Gold prices to fall further to $1,250/ounce in next 10 months

The steep sell-off in gold prices has been unfathomable, with the yellow metal breaching below $1,430 per ounce, the lowest level since February 2011

April 15, 2013 12:15 IST | India Infoline News Service
After giving remarkable returns for nearly a decade, gold has done the unthinkable. In the international market, gold closed $1,480 per ounce on Friday and declined to $1,475 per ounce on Saturday. Currently, the yellow metal is trading at $1,435 per ounce on Comex.

Gold fell below Rs. 28,180 per 10 gram level to close at Rs. 27,925 per 10 gram on Saturday in the Indian market. At present, gold is trading at around Rs. 27,219, down by 700 points on Multi Commodity Exchange of India (MCX).

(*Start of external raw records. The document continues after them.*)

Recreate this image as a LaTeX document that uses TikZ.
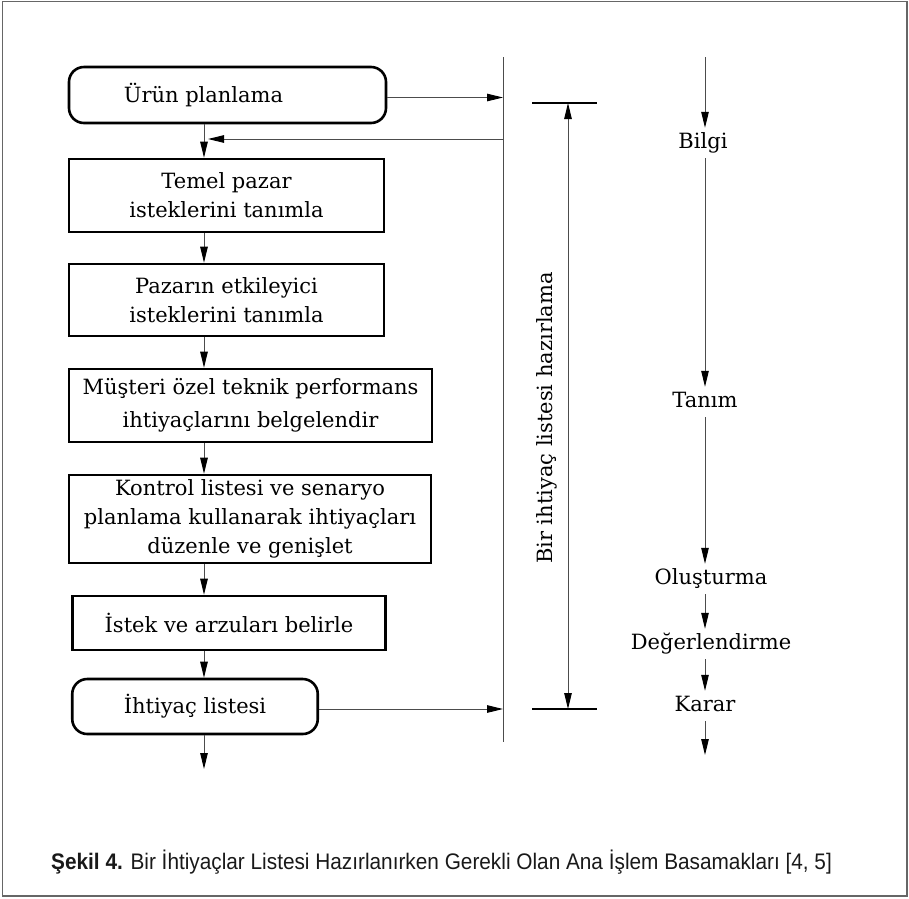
\documentclass[tikz,border=0pt]{standalone}
\usepackage{fontspec}
\setmainfont{DejaVu Serif}
\newfontfamily\capfont{Liberation Sans}
\usetikzlibrary{arrows.meta}
\newcommand{\flowfont}{\fontsize{21pt}{29pt}\selectfont}
\definecolor{linegray}{gray}{0.3}
\tikzset{
  frame/.style={draw=gray!80!black, line width=1.6pt},
  fbox/.style={draw=black, line width=2.6pt, inner sep=0pt, align=center, font=\flowfont},
  rbox/.style={fbox, rounded corners=15pt},
  tip/.style={},
  arr/.style={-{Triangle[length=16pt,width=7.5pt,black]}, line width=1pt, draw=linegray},
  dimarr/.style={{Triangle[length=16pt,width=7.5pt,black]}-{Triangle[length=16pt,width=7.5pt,black]}, line width=1pt, draw=linegray},
  bar/.style={draw=linegray, line width=1pt},
  tick/.style={draw=black, line width=1.6pt},
  lab/.style={font=\flowfont, inner sep=0pt, minimum height=30pt, text height=15pt, text depth=5pt},
}
\begin{document}
\begin{tikzpicture}[x=1pt,y=-1pt]
\useasboundingbox (0,0) rectangle (909,898);
\draw[frame] (2.5,1.5) rectangle (907,896);

% flow axis and bar
\coordinate (fx) at (204,0);
\coordinate (bartop) at (503,57);
\coordinate (barbot) at (503,742);
\coordinate (fb) at (503,139);
\coordinate (flowend) at (204,769);

% boxes
\node[rbox, minimum width=317pt, minimum height=56pt] (urun) at (227.5,95) {Ürün planlama\hspace{48pt}};
\node[fbox, minimum width=315pt, minimum height=73pt] (temel) at (226.5,195.5) {Temel pazar\\isteklerini tanımla};
\node[fbox, minimum width=315pt, minimum height=72pt] (pazar) at (226.5,300) {Pazarın etkileyici\\isteklerini tanımla};
\node[fbox, minimum width=363pt, minimum height=73pt, font=\fontsize{21pt}{33pt}\selectfont] (musteri) at (250.5,405.5) {Müşteri özel teknik performans\\ihtiyaçlarını belgelendir};
\node[fbox, minimum width=362pt, minimum height=88pt] (kontrol) at (250,519) {Kontrol listesi ve senaryo\\planlama kullanarak ihtiyaçları\\düzenle ve genişlet};
\node[fbox, minimum width=313.5pt, minimum height=54pt] (istek) at (229,623) {İstek ve arzuları belirle};
\node[rbox, minimum width=245.5pt, minimum height=55pt] (ihtiyac) at (195,706.5) {İhtiyaç listesi};

% flow arrows
\draw[arr] (urun.south -| fx) -- (temel.north -| fx);
\draw[arr] (temel.south -| fx) -- (pazar.north -| fx);
\draw[arr] (pazar.south -| fx) -- (musteri.north -| fx);
\draw[arr] (musteri.south -| fx) -- (kontrol.north -| fx);
\draw[arr] (kontrol.south -| fx) -- (istek.north -| fx);
\draw[arr] (istek.south -| fx) -- (ihtiyac.north -| fx);
\draw[arr] (ihtiyac.south -| fx) -- (flowend);

% bar and side arrows
\draw[bar] (bartop) -- (barbot);
\draw[arr] ([yshift=-2.5pt]urun.east) -- ([yshift=-2.5pt]urun.east -| bartop);
\draw[arr, shorten >=4pt] (fb) -- (fb -| fx);
\draw[arr] ([yshift=-2.5pt]ihtiyac.east) -- ([yshift=-2.5pt]ihtiyac.east -| bartop);

% dimension
\coordinate (t1l) at (532,103);
\coordinate (t1r) at (597,103);
\coordinate (t2l) at (532,709);
\coordinate (t2r) at (597,709);
\coordinate (d1) at (568,103);
\coordinate (d2) at (568,709);
\draw[tick] (t1l) -- (t1r);
\draw[tick] (t2l) -- (t2r);
\draw[dimarr] (d1) -- (d2);
\node[font=\flowfont, rotate=90, inner sep=0pt] (dimlab) at (547,418) {Bir ihtiyaç listesi hazırlama};

% right column
\coordinate (rtop) at (705,57);
\coordinate (rbot) at (705,755);
\node[lab] (bilgi) at (703,143) {Bilgi};
\node[lab] (tanim) at (705,402) {Tanım};
\node[lab] (olus) at (711,579) {Oluşturma};
\node[lab] (deger) at (711,644) {Değerlendirme};
\node[lab] (karar) at (705,706) {Karar};
\draw[arr] (rtop) -- (bilgi.north -| rtop);
\draw[arr] (bilgi.south -| rtop) -- (tanim.north -| rtop);
\draw[arr] (tanim.south -| rtop) -- (olus.north -| rtop);
\draw[arr] (olus.south -| rtop) -- (deger.north -| rtop);
\draw[arr] (deger.south -| rtop) -- (karar.north -| rtop);
\draw[arr] (karar.south -| rtop) -- (rbot);

% caption
\node[anchor=west, inner sep=0pt, text=black!90, font=\capfont\fontsize{22.5pt}{26pt}\selectfont] (caption) at (51,862) {\scalebox{0.924}[1]{\textbf{Şekil 4.} Bir İhtiyaçlar Listesi Hazırlanırken Gerekli Olan Ana İşlem Basamakları [4, 5]}};
\end{tikzpicture}
\end{document}
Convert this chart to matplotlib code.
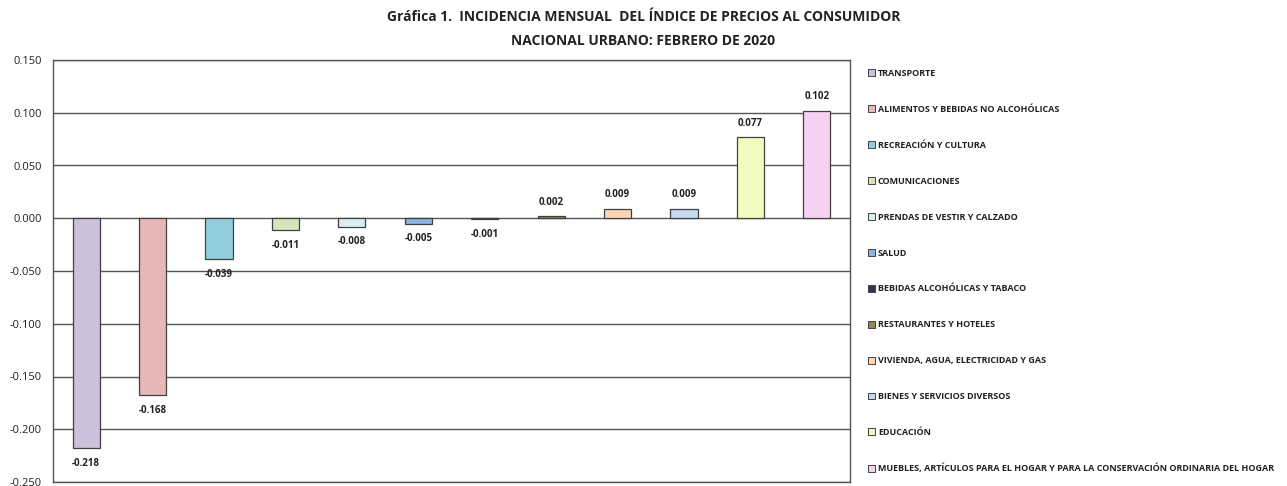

“We have witnessed pronounced selling pressure in the entire commodity pack. Precious metals—such as gold and silver—have suffered the most, followed by energy and industrial metals. The steep sell-off in gold prices has been unfathomable, with the yellow metal breaching below $1,430 per ounce, the lowest level since February 2011,” Hitesh Jain, Commodity Analyst, IIFL (India Infoline), said.

(Also view: Gold Medium-Term Outlook)

Precious metals would remain under pressure, considering the predominantly bearish tone that has overwhelmed these metals as well as the industrial commodities. Surprisingly poor flow of the US macroeconomic number, manifested by declining retail sales and dwindling consumer sentiment also failed to provide support to gold prices, Mr Jain said further.

The US retail sales fell 0.4% in March compared to February, US Secretary of Commerce said. The decline is sales indicated that the consumer spending was considerably weaker in the March quarter. The decrease in sales sends concerns about the impact of higher payroll taxes, according to some US market analysts.

It seems that the precious metals markets have not been receptive to any macroeconomic developments. These metals opened lower today, regardless of sluggish GDP (gross domestic product) and industrial production numbers in China.
China’s economy grew by 7.7% in the first quarter of this year, prompting fears that the nation’s recovery will take longer than expected. China's economy grew by 7.9% during 2012, which was the weakest result since 1999.

The industrial production during March also failed to hit the mark. The China’s National Bureau of Statistics figures showed that output rose by 8.9%, while the market expected at least 10% growth.

The gold story seems to be over. The yellow metal is expected to fall further to $1,250 per ounce in the next 8 to 10 months. The bullish phase of the gold is over and we expect demand for gold coins as an investment will go down considerably. The fall in prices will create only genuine buying which will result in higher demand for jewellery by Indian customers, according to Ankit Chaudhary, Technical Analyst, Analyse India Market Solutions Pvt Ltd.

However, those that make jewellery, like Gitanjali Gems, Tanishq or Titan, may be impacted.

“Broad based liquidation and deterioration in the technical charts have aggravated the slide in gold prices. In addition, persistent outflow in SPDR Gold Shares—the largest gold ETF in the world—and reports that Cyprus may sell some 400 million euros worth of gold (10-12 tons) also weighed on the sentiment. Gold prices have breached the crucial support of $1,470 per ounce and the next support lies at $1,370-75 per ounce”, Mr Jain said further.

The holdings of the SPDR Gold Shares have fallen 10% from their peak levels. At 1,205 tonne, SPDR's gold holdings are at their lowest level since June 2011.
The growth of assets under gold ETFs in India slowed to 18% to Rs. 116.48 billion in FY12-13, compared with an average of more than 100% since inception in 2007, as investors sought refuge in debt instruments due to sagging gold prices.

The decline in gold prices may also impact gold loan companies like Mannapuram and Muthoot that provide credit based on gold collateral. Now, if people believe that the gold is worth less than what they’ve borrowed, they might just choose to default and let the finance companies take the hit.